OKR vs. KPI: Do You Beed Both?


When considering whether to use KPIs or OKRs, you need to decide what you’re going to measure. For example, if you want to improve a plan or project that’s already been implemented, KPIs might seem like a better option. This performance metric allows you to add a measurement system to your ongoing projects and processes. 

On the other hand, if you’re thinking of changing your overall direction, OKRs might help you do that. They’re more in-depth, and allow you to expand your goals and be more creative when deciding how to reach those goals. 

However, OKR and KPI work perfectly together as well. If a KPI result suggests that some areas need improvement, this may become the ‘key result’ of a new or existing OKR. For example, if a KPI result determines that sales are declining, the organization might choose to create an inspirational OKR that improves the overall profit, marketing, or even customer service.

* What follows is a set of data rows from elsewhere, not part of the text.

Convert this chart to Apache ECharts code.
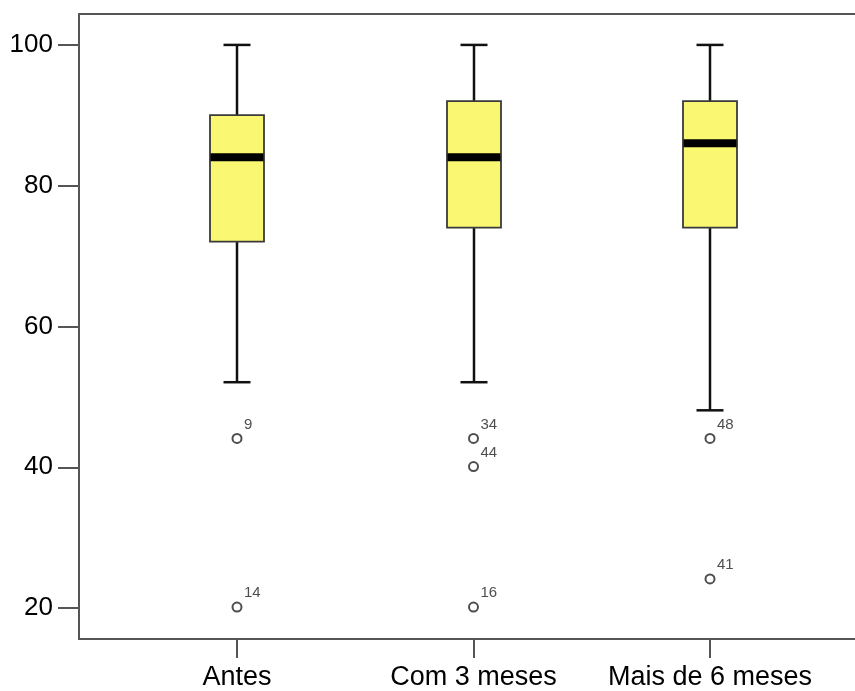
<!DOCTYPE html>
<html>
<head>
<meta charset="utf-8">
<script src="https://cdn.jsdelivr.net/npm/echarts@6/dist/echarts.min.js"></script>
<style>
  html, body { margin: 0; padding: 0; background: #fff; }
  #chart { width: 855px; height: 691px; }
</style>
</head>
<body>
<div id="chart"></div>
<script>
// Groups on the horizontal axis
const categories = ['Antes', 'Com 3 meses', 'Mais de 6 meses'];

// Five-number summaries per group
const whiskerLow = [52, 52, 48];
const q1 = [72, 74, 74];
const median = [84, 84, 86];
const q3 = [90, 92, 92];
const whiskerHigh = [100, 100, 100];

// Outlying cases: group index, value and case number
const outlierGroup = [0, 0, 1, 1, 1, 2, 2];
const outlierValue = [44, 20, 44, 40, 20, 44, 24];
const outlierCase = ['9', '14', '34', '44', '16', '48', '41'];

// Value-axis ticks
const yTicks = [20, 40, 60, 80, 100];
const yMin = 15.6;
const yMax = 104.4;

const FONT = 'Liberation Sans, Arial, sans-serif';
const AXIS_COLOR = '#555';

const boxData = categories.map((c, i) => [i, whiskerLow[i], q1[i], median[i], q3[i], whiskerHigh[i]]);
const outlierData = outlierValue.map((v, k) => ({ value: [outlierGroup[k], v], caseId: outlierCase[k] }));

const BOX_W = 54;
const CAP_W = 27;

function renderBox(params, api) {
  const i = api.value(0);
  const lo = api.coord([i, api.value(1)]);
  const b1 = api.coord([i, api.value(2)]);
  const md = api.coord([i, api.value(3)]);
  const b3 = api.coord([i, api.value(4)]);
  const hi = api.coord([i, api.value(5)]);
  const cx = Math.round(lo[0]);
  const whisk = { stroke: '#111', lineWidth: 2.5 };
  return {
    type: 'group',
    children: [
      { type: 'line', shape: { x1: cx, y1: hi[1], x2: cx, y2: b3[1] }, style: whisk },
      { type: 'line', shape: { x1: cx, y1: b1[1], x2: cx, y2: lo[1] }, style: whisk },
      { type: 'line', shape: { x1: cx - CAP_W / 2, y1: hi[1], x2: cx + CAP_W / 2, y2: hi[1] }, style: whisk },
      { type: 'line', shape: { x1: cx - CAP_W / 2, y1: lo[1], x2: cx + CAP_W / 2, y2: lo[1] }, style: whisk },
      {
        type: 'rect',
        shape: { x: cx - BOX_W / 2, y: b3[1], width: BOX_W, height: b1[1] - b3[1] },
        style: { fill: 'rgb(250,247,115)', stroke: '#3a3a3a', lineWidth: 1.8 }
      },
      {
        type: 'line',
        shape: { x1: cx - BOX_W / 2 + 0.5, y1: md[1], x2: cx + BOX_W / 2 - 0.5, y2: md[1] },
        style: { stroke: '#000', lineWidth: 8 }
      }
    ]
  };
}

const chart = echarts.init(document.getElementById('chart'), null, { renderer: 'canvas' });

chart.setOption({
  animation: false,
  backgroundColor: '#fff',
  grid: [
    { left: 79, right: 0, top: 14, bottom: 52 },
    { left: 118.75, right: 26.75, top: 14, bottom: 52 }
  ],
  xAxis: [
    {
      gridIndex: 0, type: 'value', min: 0, max: 1, position: 'bottom',
      axisLine: { show: true, onZero: false, lineStyle: { color: AXIS_COLOR, width: 2 } },
      axisTick: { show: false }, axisLabel: { show: false }, splitLine: { show: false }
    },
    {
      gridIndex: 0, type: 'value', min: 0, max: 1, position: 'top',
      axisLine: { show: true, onZero: false, lineStyle: { color: AXIS_COLOR, width: 2 } },
      axisTick: { show: false }, axisLabel: { show: false }, splitLine: { show: false }
    },
    {
      gridIndex: 1, type: 'category', data: categories, boundaryGap: true,
      axisLine: { show: false },
      axisTick: { show: true, interval: 0, alignWithLabel: true, length: 20, lineStyle: { color: AXIS_COLOR, width: 2 } },
      axisLabel: { interval: 0, hideOverlap: false, color: '#000', fontSize: 27, fontFamily: FONT, margin: 26 },
      splitLine: { show: false }
    }
  ],
  yAxis: [
    {
      gridIndex: 0, type: 'value', min: yMin, max: yMax,
      axisLine: { show: true, lineStyle: { color: AXIS_COLOR, width: 2 } },
      axisTick: { show: true, length: 21, customValues: yTicks, lineStyle: { color: AXIS_COLOR, width: 2 } },
      axisLabel: { color: '#000', fontSize: 26, fontFamily: FONT, margin: 26, customValues: yTicks },
      splitLine: { show: false }
    },
    {
      gridIndex: 1, type: 'value', min: yMin, max: yMax, show: false
    }
  ],
  series: [
    {
      type: 'custom',
      xAxisIndex: 2, yAxisIndex: 1,
      data: boxData,
      encode: { x: 0, y: [1, 2, 3, 4, 5] },
      renderItem: renderBox,
      silent: true
    },
    {
      type: 'scatter',
      xAxisIndex: 2, yAxisIndex: 1,
      data: outlierData,
      symbol: 'circle',
      symbolSize: 9,
      itemStyle: { color: '#fff', borderColor: '#222', borderWidth: 2 },
      label: {
        show: true,
        position: 'right',
        distance: 1.5,
        offset: [0, -14],
        color: '#222',
        fontSize: 15,
        fontFamily: FONT,
        formatter: (p) => p.data.caseId
      },
      silent: true
    }
  ]
});
</script>
</body>
</html>
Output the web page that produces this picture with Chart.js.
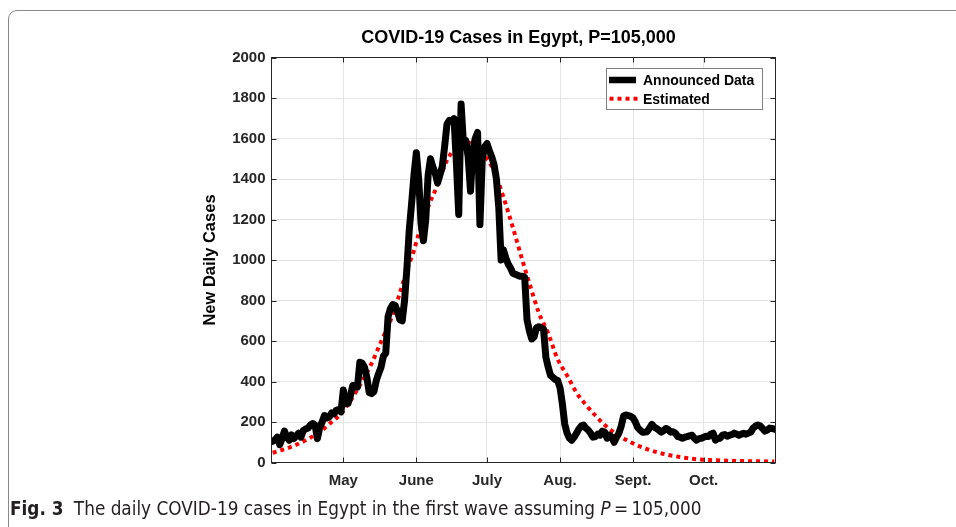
<!DOCTYPE html>
<html>
<head>
<meta charset="utf-8">
<script src="https://cdn.jsdelivr.net/npm/chart.js@4.4.1/dist/chart.umd.min.js"></script>
<style>
  html, body { margin: 0; padding: 0; background: #fff; }
  #wrap { position: relative; width: 956px; height: 527px; overflow: hidden; }
  #frame { position: absolute; left: 8px; top: 10px; width: 990px; height: 580px;
           border: 1px solid #8a8a8a; border-radius: 9px; box-sizing: border-box; }
  #plot { position: absolute; left: 0; top: 0; }
  #caption { position: absolute; left: 10px; top: 498px; white-space: nowrap; color: #231f20;
             font-family: "Liberation Sans Narrow", "DejaVu Sans Condensed", "Open Sans", sans-serif;
             font-size: 18.8px; line-height: 22px; }
  #caption b { font-weight: bold; margin-right: 5px; }
</style>
</head>
<body>
<div id="wrap">
  <div id="frame"></div>
  <canvas id="plot" width="956" height="527"></canvas>
  <div id="caption"><b>Fig. 3</b> The daily COVID-19 cases in Egypt in the first wave assuming <i>P</i>&thinsp;=&thinsp;105,000</div>
</div>
<script>
// Daily announced cases, one value per day starting 1 April
const announced = [
  105, 112, 125, 88, 120, 155, 125, 110, 136, 118,
  130, 145, 125, 158, 165, 170, 185, 192, 185, 118,
  175, 200, 232, 220, 225, 245, 240, 258, 262, 250,
  358, 290, 292, 330, 380, 378, 372, 495, 490, 470,
  420, 345, 340, 350, 405, 440, 470, 525, 540, 720,
  760, 780, 775, 745, 705, 700, 800, 960, 1150, 1280,
  1420, 1530, 1400, 1180, 1095, 1200, 1420, 1500, 1460, 1430,
  1380, 1420, 1460, 1560, 1670, 1690, 1685, 1698, 1480, 1225,
  1770, 1575, 1590, 1510, 1340, 1540, 1600, 1630, 1175, 1500,
  1560, 1575, 1540, 1510, 1470, 1400, 1260, 1000, 1050, 1010,
  980, 960, 935, 930, 925, 920, 920, 915, 705, 650,
  610, 620, 665, 670, 665, 660, 520, 470, 430, 420,
  410, 405, 370, 290, 190, 145, 120, 110, 125, 145,
  165, 180, 185, 170, 160, 145, 125, 128, 140, 135,
  155, 150, 120, 135, 125, 100, 125, 145, 180, 230,
  235, 232, 228, 220, 200, 172, 160, 150, 150, 152,
  170, 188, 175, 168, 160, 150, 158, 168, 162, 150,
  152, 145, 128, 125, 120, 125, 128, 132, 135, 120,
  110, 118, 120, 125, 130, 128, 140, 145, 110, 118,
  120, 135, 138, 130, 135, 138, 145, 140, 135, 140,
  144, 140, 145, 150, 170, 180, 185, 180, 168, 155,
  160, 170, 168, 165
];

// Model estimate, sampled at the listed day numbers
const estDays = [0, 4, 8, 12, 16, 21, 25, 29, 33, 37, 42, 46, 50, 53, 57, 60, 62, 66, 70, 74,
  78, 82, 86, 90, 94, 98, 102, 106, 109, 113, 117, 121, 125, 129, 133, 137, 141, 145, 150,
  155, 160, 165, 172, 179, 186, 193, 200, 207, 213];
const estValues = [48, 62, 78, 98, 122, 160, 200, 240, 305, 382, 489, 596, 700, 800, 949, 1048, 1130, 1262, 1370, 1492,
  1558, 1582, 1562, 1515, 1440, 1310, 1160, 1000, 885, 740, 637, 510, 430, 345, 285, 232, 185, 148, 112,
  84, 62, 45, 29, 17, 12, 9, 7, 6, 5];

// Month boundaries (day number from 1 April) and their labels
const monthTicks = [30, 61, 91, 122, 153, 183];
const monthLabels = ['May', 'June', 'July', 'Aug.', 'Sept.', 'Oct.'];

const yMax = 2000;
const yStep = 200;

const axisColor = '#262626';
const gridColor = '#e4e4e4';
const tickFont = { family: '"Liberation Sans", Arial, sans-serif', size: 15, weight: 'bold' };

const announcedPoints = announced.map((v, i) => ({ x: i, y: v }));
const estPoints = estDays.map((d, i) => ({ x: d, y: estValues[i] }));

// Axes box with inward tick marks, the title and the legend
const decorations = {
  id: 'decorations',
  afterDatasetsDraw(chart) {
    const { ctx, chartArea: a, scales } = chart;
    ctx.save();
    ctx.strokeStyle = axisColor;
    ctx.lineWidth = 1;
    ctx.strokeRect(a.left, a.top, a.right - a.left, a.bottom - a.top);
    const len = 5;
    ctx.beginPath();
    for (let v = 0; v <= yMax; v += yStep) {
      const y = Math.round(scales.y.getPixelForValue(v)) + 0.5;
      ctx.moveTo(a.left, y); ctx.lineTo(a.left + len, y);
      ctx.moveTo(a.right, y); ctx.lineTo(a.right - len, y);
    }
    monthTicks.forEach(m => {
      const x = Math.round(scales.x.getPixelForValue(m)) + 0.5;
      ctx.moveTo(x, a.bottom); ctx.lineTo(x, a.bottom - len);
      ctx.moveTo(x, a.top); ctx.lineTo(x, a.top + len);
    });
    ctx.stroke();
    ctx.restore();
  },
  afterDraw(chart) {
    const { ctx } = chart;
    ctx.save();
    // title
    ctx.fillStyle = '#000';
    ctx.font = 'bold 18px "Liberation Sans", Arial, sans-serif';
    ctx.textAlign = 'center';
    ctx.textBaseline = 'alphabetic';
    ctx.fillText('COVID-19 Cases in Egypt, P=105,000', 518.5, 42.5);

    // legend
    const bx = 606.5, by = 68.5, bw = 156, bh = 41;
    ctx.fillStyle = '#fff';
    ctx.fillRect(bx, by, bw, bh);
    ctx.strokeStyle = '#808080';
    ctx.lineWidth = 1;
    ctx.strokeRect(bx, by, bw, bh);

    ctx.strokeStyle = '#000';
    ctx.lineWidth = 6.5;
    ctx.lineCap = 'butt';
    ctx.beginPath(); ctx.moveTo(609, 80); ctx.lineTo(636, 80); ctx.stroke();

    ctx.strokeStyle = '#ff0000';
    ctx.lineWidth = 4;
    ctx.setLineDash([4, 4]);
    ctx.beginPath(); ctx.moveTo(609.5, 98.7); ctx.lineTo(638, 98.7); ctx.stroke();
    ctx.setLineDash([]);

    ctx.fillStyle = '#000';
    ctx.font = 'bold 14px "Liberation Sans", Arial, sans-serif';
    ctx.textAlign = 'left';
    ctx.fillText('Announced Data', 643, 85);
    ctx.fillText('Estimated', 643, 104);
    ctx.restore();
  }
};

new Chart(document.getElementById('plot'), {
  type: 'line',
  data: {
    datasets: [
      {
        label: 'Announced Data',
        data: announcedPoints,
        borderColor: '#000',
        borderWidth: 7,
        pointRadius: 0,
        tension: 0,
        borderJoinStyle: 'round',
        borderCapStyle: 'round',
        fill: false
      },
      {
        label: 'Estimated',
        data: estPoints,
        borderColor: '#ff0000',
        borderWidth: 4,
        borderDash: [4, 4],
        borderCapStyle: 'butt',
        pointRadius: 0,
        cubicInterpolationMode: 'monotone',
        fill: false
      }
    ]
  },
  options: {
    responsive: false,
    animation: false,
    events: [],
    layout: { padding: { left: 197, right: 180.5, top: 57.5, bottom: 34.5 } },
    plugins: {
      legend: { display: false },
      title: { display: false },
      tooltip: { enabled: false }
    },
    scales: {
      x: {
        type: 'linear',
        min: -0.5,
        max: 213.5,
        afterBuildTicks(scale) { scale.ticks = monthTicks.map(v => ({ value: v })); },
        afterFit(scale) { scale.height = 30; },
        ticks: {
          autoSkip: false,
          maxRotation: 0,
          padding: 9,
          color: axisColor,
          font: tickFont,
          callback: (v, i) => monthLabels[i]
        },
        grid: { color: gridColor, drawTicks: false, lineWidth: 1 },
        border: { display: false }
      },
      y: {
        min: 0,
        max: yMax,
        afterFit(scale) { scale.width = 74.5; },
        ticks: { stepSize: yStep, padding: 6, color: axisColor, font: tickFont, callback: v => String(v) },
        grid: { color: gridColor, drawTicks: false, lineWidth: 1 },
        border: { display: false },
        title: {
          display: true,
          text: 'New Daily Cases',
          color: '#000',
          font: { family: '"Liberation Sans", Arial, sans-serif', size: 16.5, weight: 'bold' },
          padding: { top: 4, bottom: 4 }
        }
      }
    }
  },
  plugins: [decorations]
});
</script>
</body>
</html>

Likewise, an OKR objective may suggest that the company should come up with new KPIs to measure the company’s growth

After comparing OKR vs. KPI, there’s enough reason to believe should be used together. For example, if you’re behind on your KPI target, you will need an OKR to address a specific issue. Furthermore, if you want to focus on a more ambitious KPI such as improving revenue, you will OKRs that will support the process.

Managers and employees should consistently communicate and discuss progress in order to effectively use both OKRs and KPIs. They should also be able to identify potential challenges and weaknesses that would help them manage their business goals.